Sunday, April 21, 2013

The silent revolution in data architecture

While the data vault (http://danlinstedt.com/) is undoubtedly the best modelling technique for keeping historic data in a classic Enterprise Data Warehouse (no wonder, since it was invented for it in first place), it is not obvious how or if it will survive in the brave new world of in-memory analytics.

Now that wide-spread adoption is well under way, the data warehouse itself is changing. Major vendors are offering everything in-memory with column-based storage and compression as keys for ultra efficient data retrieval. Ironically one of the main arguments for the data vault is faster data loading (i.e. writing), not retrieval (i.e. reading).
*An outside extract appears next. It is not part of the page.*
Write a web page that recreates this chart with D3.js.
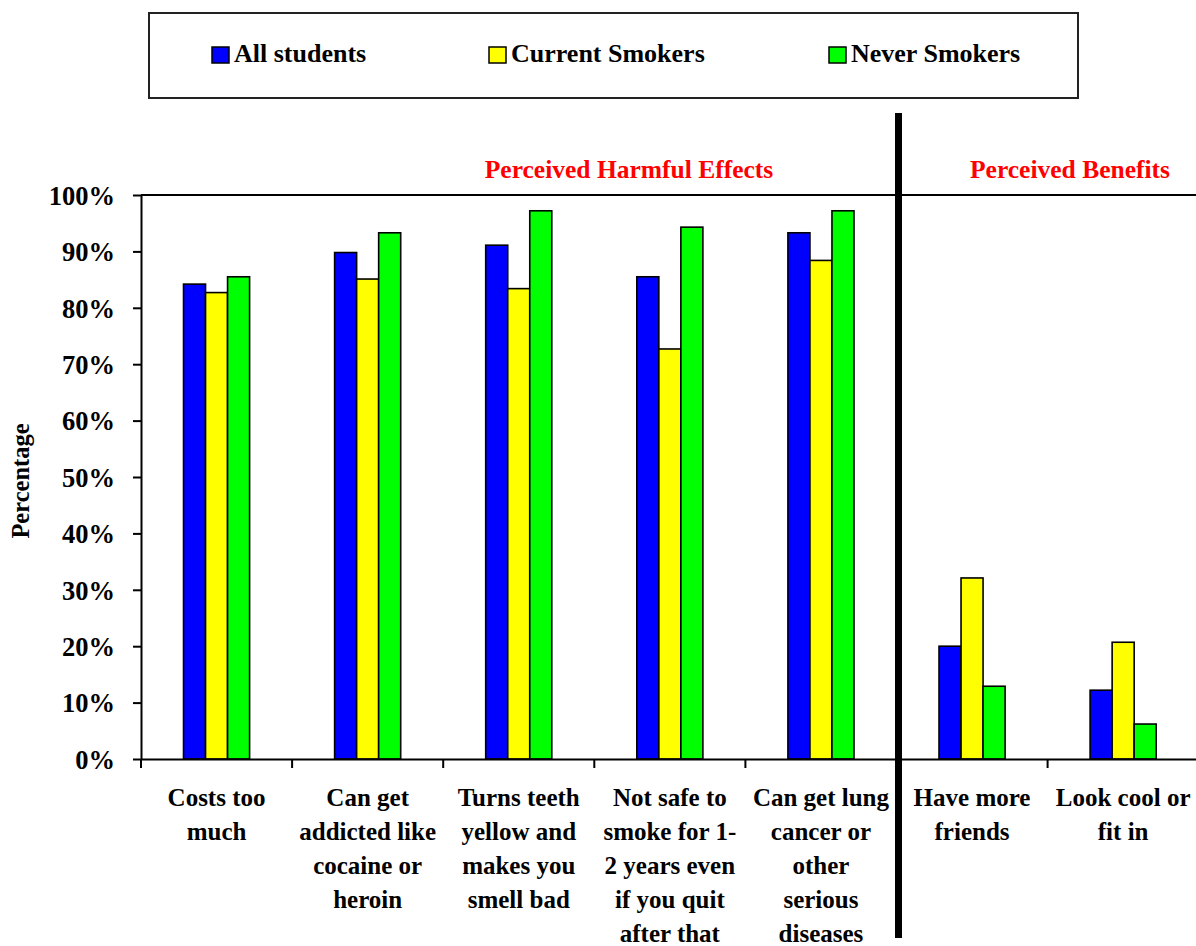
<!DOCTYPE html>
<html><head><meta charset="utf-8">
<script src="https://cdn.jsdelivr.net/npm/d3@7"></script>
<style>
html,body{margin:0;padding:0;background:#fff;}
svg{display:block;}
text{font-family:"Liberation Serif","Times New Roman",serif;font-weight:bold;}
</style></head>
<body>
<svg id="chart" width="1196" height="946"></svg>
<script>
const categories = [
  ["Costs too","much"],
  ["Can get","addicted like","cocaine or","heroin"],
  ["Turns teeth","yellow and","makes you","smell bad"],
  ["Not safe to","smoke for 1-","2 years even","if you quit","after that"],
  ["Can get lung","cancer or","other","serious","diseases"],
  ["Have more","friends"],
  ["Look cool or","fit in"]
];
const seriesNames = ["All students","Current Smokers","Never Smokers"];
const seriesColors = ["#0000ff","#ffff00","#00ff00"];
const allStudents    = [84.2, 89.8, 91.1, 85.5, 93.3, 20.0, 12.2];
const currentSmokers = [82.7, 85.1, 83.4, 72.7, 88.4, 32.1, 20.7];
const neverSmokers   = [85.5, 93.3, 97.2, 94.3, 97.2, 12.9, 6.2];
const yTicks = [0,10,20,30,40,50,60,70,80,90,100];
const sectionLabels = ["Perceived Harmful Effects","Perceived Benefits"];

(function(){
const seriesValues = [allStudents, currentSmokers, neverSmokers];
const svg = d3.select("#chart");

const pLeft = 141, pBottom = 759, pTop = 195, step = 151.1;
const x0 = d3.scaleBand().domain(d3.range(categories.length))
  .range([pLeft, pLeft + step*categories.length]).padding(0);
const x1 = d3.scaleBand().domain(d3.range(3)).range([0, x0.bandwidth()])
  .paddingInner(0).paddingOuter(1.93);
const y = d3.scaleLinear().domain([0,100]).range([pBottom, pTop]);

// bars
categories.forEach((c, i) => {
  seriesValues.forEach((vals, s) => {
    svg.append("rect")
      .attr("x", x0(i) + x1(s))
      .attr("y", y(vals[i]))
      .attr("width", x1.bandwidth())
      .attr("height", y(0) - y(vals[i]))
      .attr("fill", seriesColors[s])
      .attr("stroke", "#000").attr("stroke-width", 1.6);
  });
});

// top plot border
svg.append("line").attr("x1", pLeft).attr("x2", 1196).attr("y1", y(100)).attr("y2", y(100))
  .attr("stroke","#000").attr("stroke-width",2);

// y axis
const yAxis = d3.axisLeft(y).tickValues(yTicks).tickSize(8).tickSizeOuter(0)
  .tickFormat(d => d + "%");
const gy = svg.append("g").attr("transform", `translate(${pLeft},0)`).call(yAxis);
gy.select(".domain").attr("stroke","#000").attr("stroke-width",2);
gy.selectAll(".tick line").attr("stroke","#000").attr("stroke-width",2);
gy.selectAll(".tick text").attr("x",-26).attr("dy","0.35em").attr("font-size",26.5)
  .attr("font-family","Liberation Serif").attr("font-weight","bold").attr("fill","#000");

// x axis
const xAxis = d3.axisBottom(x0).tickValues([]).tickSizeOuter(0);
const gx = svg.append("g").attr("transform", `translate(0,${pBottom})`).call(xAxis);
gx.select(".domain").attr("stroke","#000").attr("stroke-width",2);
const boundaries = d3.range(categories.length).map(i => x0(i));
gx.selectAll(".sep").data(boundaries).enter().append("line")
  .attr("x1", d => d).attr("x2", d => d).attr("y1", 0).attr("y2", 9)
  .attr("stroke","#000").attr("stroke-width",2);

// x labels
categories.forEach((lines, i) => {
  const t = svg.append("text")
    .attr("x", x0(i) + x0.bandwidth()/2)
    .attr("y", 806)
    .attr("text-anchor","middle").attr("font-size",25).attr("fill","#000");
  lines.forEach((ln, k) => {
    t.append("tspan").attr("x", x0(i) + x0.bandwidth()/2).attr("y", 806 + k*34).text(ln);
  });
});

// divider
const divX = x0(5) + 2;
svg.append("line").attr("x1",divX).attr("x2",divX).attr("y1",113).attr("y2",938)
  .attr("stroke","#000").attr("stroke-width",7);

// section labels
svg.append("text").attr("x", 629).attr("y", 178)
  .attr("text-anchor","middle").attr("font-size",25.5).attr("fill","#ff0000").text(sectionLabels[0]);
svg.append("text").attr("x", 1070).attr("y", 178)
  .attr("text-anchor","middle").attr("font-size",25.5).attr("fill","#ff0000").text(sectionLabels[1]);

// y title
svg.append("text").attr("transform","translate(29,481) rotate(-90)")
  .attr("text-anchor","middle").attr("font-size",24.5).attr("fill","#000").text("Percentage");

// legend
svg.append("rect").attr("x",149).attr("y",13).attr("width",929).attr("height",85)
  .attr("fill","#fff").attr("stroke","#222").attr("stroke-width",2);
const legendX = [212, 489, 829];
seriesNames.forEach((n, s) => {
  svg.append("rect").attr("x", legendX[s]).attr("y", 47).attr("width", 17).attr("height", 16)
    .attr("fill", seriesColors[s]).attr("stroke","#000").attr("stroke-width",1.5);
  svg.append("text").attr("x", legendX[s] + 22).attr("y", 62).attr("font-size",26)
    .attr("fill","#000").text(n);
});
})();
</script>
</body></html>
The reason for that is that by breaking up the dependencies on keys by using surrogate keys instead, table contents can be written all in parallel regardless of referencial integrity issues.
But with the innovation seen in the data warehouse area in current times, data vault may well be a technique that is dead before it had the chance to prove its merits - bad luck, so is life in IT.

In summary, the cube/snowflake/star schema is (any time soon:) dead, killed by column-based, in-memory analytical data stores; the relational database itself is more and more shaky (now with SAP HANA as the basis of the ERP making a big step in that direction, at least if it succeeds), and even disk storage is seemingly on its way down. As someone said "disk is the new tape". Why do you need persistent storage if you have huge amounts of RAM in fault-tolerant data centres? For backups. Then again, soon enough all backups will end up encrypted in the cloud right?

Now, what about end user devices? Again, the hard disk is all but dead. Flash, SSD, clould are already the standard.

I find it really surprising that there's not more media hype around all these threats to the HD. After a couple of decades of quite suspicious super-fast increase of storage capacity in HD technology (is innovation really that fast that disks can double capacity every year, or was it just about market manipulation?) it seems that the tide is turning. 

That's IT for you: without the physical constraints of hard disk storage, the database (whether relational or analytical) is not so optimal anymore; without the constraints of network speed, local storage is not that relevant anymore; without the constraints of local capacity, distributed systems are hardly necessary (Google Public DNS anyone?); etc. But then again we still have mainframes around right?